Written request. Write out every line of the material as it stands, apart from the pictures.

Source code of charts
Start
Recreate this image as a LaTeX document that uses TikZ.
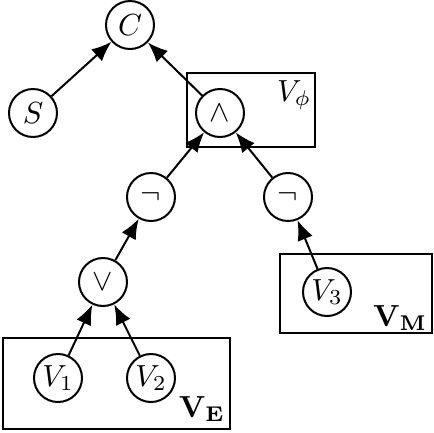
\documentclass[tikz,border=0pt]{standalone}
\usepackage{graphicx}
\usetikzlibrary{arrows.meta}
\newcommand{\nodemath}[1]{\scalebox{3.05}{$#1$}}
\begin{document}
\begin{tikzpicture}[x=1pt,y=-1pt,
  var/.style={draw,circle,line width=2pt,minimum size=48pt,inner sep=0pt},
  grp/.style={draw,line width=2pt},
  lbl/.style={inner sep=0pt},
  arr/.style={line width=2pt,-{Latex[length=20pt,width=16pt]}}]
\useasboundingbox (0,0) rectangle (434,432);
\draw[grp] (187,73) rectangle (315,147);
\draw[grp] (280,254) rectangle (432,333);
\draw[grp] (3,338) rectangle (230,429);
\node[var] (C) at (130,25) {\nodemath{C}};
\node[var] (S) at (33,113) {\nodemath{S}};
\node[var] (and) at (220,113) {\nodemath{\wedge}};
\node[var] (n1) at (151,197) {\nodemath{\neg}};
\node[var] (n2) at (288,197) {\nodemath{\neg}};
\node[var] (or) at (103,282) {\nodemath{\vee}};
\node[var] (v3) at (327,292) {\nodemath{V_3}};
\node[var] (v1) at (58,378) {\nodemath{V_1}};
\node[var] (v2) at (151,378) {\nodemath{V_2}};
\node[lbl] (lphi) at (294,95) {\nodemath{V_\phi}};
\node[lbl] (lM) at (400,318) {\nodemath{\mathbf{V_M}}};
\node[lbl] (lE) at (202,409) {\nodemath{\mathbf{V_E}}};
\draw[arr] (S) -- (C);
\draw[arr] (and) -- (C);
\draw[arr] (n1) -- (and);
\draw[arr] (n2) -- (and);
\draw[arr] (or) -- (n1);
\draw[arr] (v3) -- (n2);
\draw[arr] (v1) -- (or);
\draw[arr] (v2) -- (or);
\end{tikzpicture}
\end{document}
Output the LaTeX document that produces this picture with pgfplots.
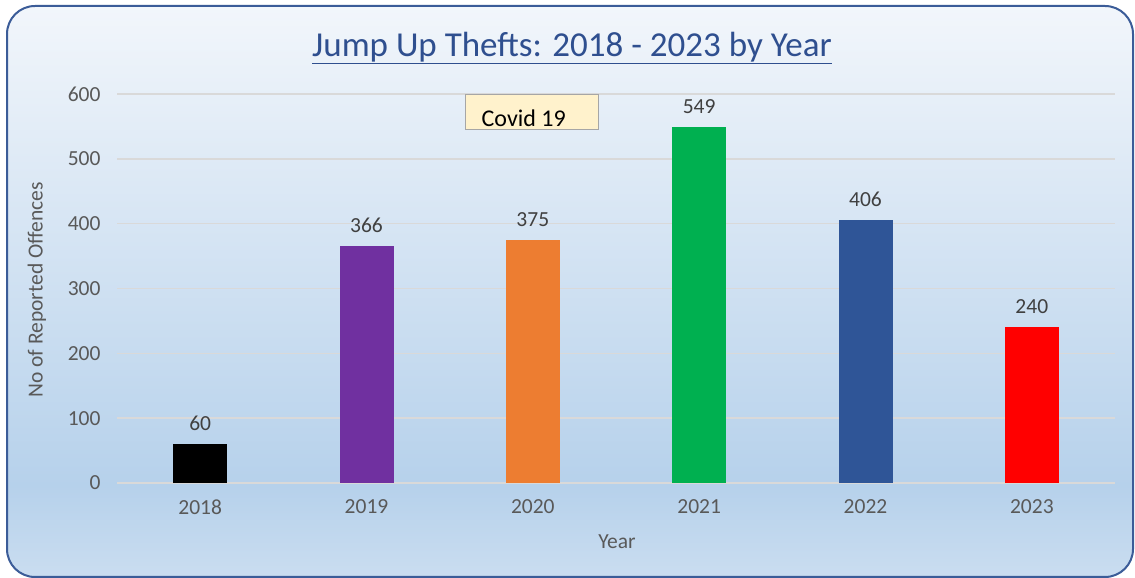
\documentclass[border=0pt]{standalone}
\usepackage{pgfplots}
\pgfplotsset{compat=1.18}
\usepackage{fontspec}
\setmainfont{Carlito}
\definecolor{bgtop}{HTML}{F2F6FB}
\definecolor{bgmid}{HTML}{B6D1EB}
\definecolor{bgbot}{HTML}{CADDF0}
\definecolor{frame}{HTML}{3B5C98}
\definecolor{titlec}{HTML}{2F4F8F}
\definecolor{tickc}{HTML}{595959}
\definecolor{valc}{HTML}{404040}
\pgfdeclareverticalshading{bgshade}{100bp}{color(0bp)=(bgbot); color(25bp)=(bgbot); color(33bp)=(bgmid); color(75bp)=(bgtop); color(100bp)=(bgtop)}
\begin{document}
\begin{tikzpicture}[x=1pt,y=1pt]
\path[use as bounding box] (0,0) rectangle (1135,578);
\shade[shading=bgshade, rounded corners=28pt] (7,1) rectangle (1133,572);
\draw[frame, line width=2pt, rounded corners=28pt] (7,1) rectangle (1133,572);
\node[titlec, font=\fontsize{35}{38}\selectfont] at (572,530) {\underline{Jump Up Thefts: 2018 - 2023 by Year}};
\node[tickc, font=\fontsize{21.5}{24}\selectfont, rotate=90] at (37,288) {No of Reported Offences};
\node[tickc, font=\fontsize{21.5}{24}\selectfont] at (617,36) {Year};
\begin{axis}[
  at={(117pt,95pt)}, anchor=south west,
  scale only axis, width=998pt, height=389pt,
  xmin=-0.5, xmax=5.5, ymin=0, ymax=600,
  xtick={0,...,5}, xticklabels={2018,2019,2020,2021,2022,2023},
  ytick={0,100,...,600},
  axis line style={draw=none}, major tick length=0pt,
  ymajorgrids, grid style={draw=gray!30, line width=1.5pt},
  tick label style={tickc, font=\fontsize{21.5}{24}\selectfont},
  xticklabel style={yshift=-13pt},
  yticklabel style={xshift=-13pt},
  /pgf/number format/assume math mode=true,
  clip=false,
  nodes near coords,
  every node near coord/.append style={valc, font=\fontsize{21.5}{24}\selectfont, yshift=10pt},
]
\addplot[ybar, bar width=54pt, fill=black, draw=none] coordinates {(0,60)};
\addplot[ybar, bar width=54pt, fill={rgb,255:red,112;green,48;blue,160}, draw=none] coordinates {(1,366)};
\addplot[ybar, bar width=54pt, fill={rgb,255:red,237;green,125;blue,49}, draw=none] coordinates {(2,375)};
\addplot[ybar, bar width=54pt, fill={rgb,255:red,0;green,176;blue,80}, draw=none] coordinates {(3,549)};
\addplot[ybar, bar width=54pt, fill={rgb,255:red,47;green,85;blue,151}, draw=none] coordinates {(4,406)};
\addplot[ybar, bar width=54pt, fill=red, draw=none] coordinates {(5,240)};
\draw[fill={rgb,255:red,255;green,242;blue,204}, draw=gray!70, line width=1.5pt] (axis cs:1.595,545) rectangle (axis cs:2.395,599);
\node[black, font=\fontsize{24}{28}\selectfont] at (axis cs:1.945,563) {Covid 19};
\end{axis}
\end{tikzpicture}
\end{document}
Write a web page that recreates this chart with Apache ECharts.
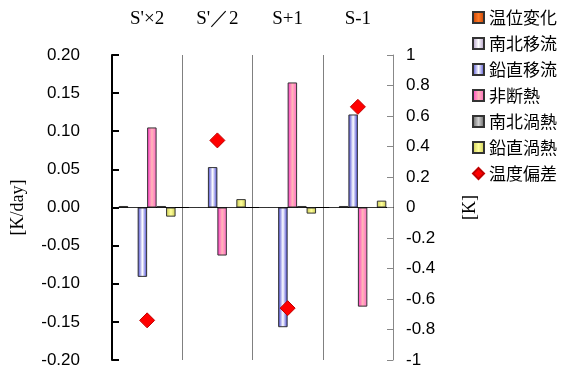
End
Exercise output.
Recreate this image as a LaTeX document that uses TikZ.
\documentclass[tikz,border=0pt]{standalone}
\usepackage{graphicx}
\usetikzlibrary{arrows.meta}
\newcommand{\nodemath}[1]{\scalebox{3.05}{$#1$}}
\begin{document}
\begin{tikzpicture}[x=1pt,y=-1pt,
  var/.style={draw,circle,line width=2pt,minimum size=48pt,inner sep=0pt},
  grp/.style={draw,line width=2pt},
  lbl/.style={inner sep=0pt},
  arr/.style={line width=2pt,-{Latex[length=20pt,width=16pt]}}]
\useasboundingbox (0,0) rectangle (434,432);
\draw[grp] (187,73) rectangle (315,147);
\draw[grp] (280,254) rectangle (432,333);
\draw[grp] (3,338) rectangle (230,429);
\node[var] (C) at (130,25) {\nodemath{C}};
\node[var] (S) at (33,113) {\nodemath{S}};
\node[var] (and) at (220,113) {\nodemath{\wedge}};
\node[var] (n1) at (151,197) {\nodemath{\neg}};
\node[var] (n2) at (288,197) {\nodemath{\neg}};
\node[var] (or) at (103,282) {\nodemath{\vee}};
\node[var] (v3) at (327,292) {\nodemath{V_3}};
\node[var] (v1) at (58,378) {\nodemath{V_1}};
\node[var] (v2) at (151,378) {\nodemath{V_2}};
\node[lbl] (lphi) at (294,95) {\nodemath{V_\phi}};
\node[lbl] (lM) at (400,318) {\nodemath{\mathbf{V_M}}};
\node[lbl] (lE) at (202,409) {\nodemath{\mathbf{V_E}}};
\draw[arr] (S) -- (C);
\draw[arr] (and) -- (C);
\draw[arr] (n1) -- (and);
\draw[arr] (n2) -- (and);
\draw[arr] (or) -- (n1);
\draw[arr] (v3) -- (n2);
\draw[arr] (v1) -- (or);
\draw[arr] (v2) -- (or);
\end{tikzpicture}
\end{document}
Output the LaTeX document that produces this picture with pgfplots.
\documentclass[border=0pt]{standalone}
\usepackage{pgfplots}
\pgfplotsset{compat=1.18}
\usepackage{fontspec}
\setmainfont{Carlito}
\definecolor{bgtop}{HTML}{F2F6FB}
\definecolor{bgmid}{HTML}{B6D1EB}
\definecolor{bgbot}{HTML}{CADDF0}
\definecolor{frame}{HTML}{3B5C98}
\definecolor{titlec}{HTML}{2F4F8F}
\definecolor{tickc}{HTML}{595959}
\definecolor{valc}{HTML}{404040}
\pgfdeclareverticalshading{bgshade}{100bp}{color(0bp)=(bgbot); color(25bp)=(bgbot); color(33bp)=(bgmid); color(75bp)=(bgtop); color(100bp)=(bgtop)}
\begin{document}
\begin{tikzpicture}[x=1pt,y=1pt]
\path[use as bounding box] (0,0) rectangle (1135,578);
\shade[shading=bgshade, rounded corners=28pt] (7,1) rectangle (1133,572);
\draw[frame, line width=2pt, rounded corners=28pt] (7,1) rectangle (1133,572);
\node[titlec, font=\fontsize{35}{38}\selectfont] at (572,530) {\underline{Jump Up Thefts: 2018 - 2023 by Year}};
\node[tickc, font=\fontsize{21.5}{24}\selectfont, rotate=90] at (37,288) {No of Reported Offences};
\node[tickc, font=\fontsize{21.5}{24}\selectfont] at (617,36) {Year};
\begin{axis}[
  at={(117pt,95pt)}, anchor=south west,
  scale only axis, width=998pt, height=389pt,
  xmin=-0.5, xmax=5.5, ymin=0, ymax=600,
  xtick={0,...,5}, xticklabels={2018,2019,2020,2021,2022,2023},
  ytick={0,100,...,600},
  axis line style={draw=none}, major tick length=0pt,
  ymajorgrids, grid style={draw=gray!30, line width=1.5pt},
  tick label style={tickc, font=\fontsize{21.5}{24}\selectfont},
  xticklabel style={yshift=-13pt},
  yticklabel style={xshift=-13pt},
  /pgf/number format/assume math mode=true,
  clip=false,
  nodes near coords,
  every node near coord/.append style={valc, font=\fontsize{21.5}{24}\selectfont, yshift=10pt},
]
\addplot[ybar, bar width=54pt, fill=black, draw=none] coordinates {(0,60)};
\addplot[ybar, bar width=54pt, fill={rgb,255:red,112;green,48;blue,160}, draw=none] coordinates {(1,366)};
\addplot[ybar, bar width=54pt, fill={rgb,255:red,237;green,125;blue,49}, draw=none] coordinates {(2,375)};
\addplot[ybar, bar width=54pt, fill={rgb,255:red,0;green,176;blue,80}, draw=none] coordinates {(3,549)};
\addplot[ybar, bar width=54pt, fill={rgb,255:red,47;green,85;blue,151}, draw=none] coordinates {(4,406)};
\addplot[ybar, bar width=54pt, fill=red, draw=none] coordinates {(5,240)};
\draw[fill={rgb,255:red,255;green,242;blue,204}, draw=gray!70, line width=1.5pt] (axis cs:1.595,545) rectangle (axis cs:2.395,599);
\node[black, font=\fontsize{24}{28}\selectfont] at (axis cs:1.945,563) {Covid 19};
\end{axis}
\end{tikzpicture}
\end{document}
Write a web page that recreates this chart with Apache ECharts.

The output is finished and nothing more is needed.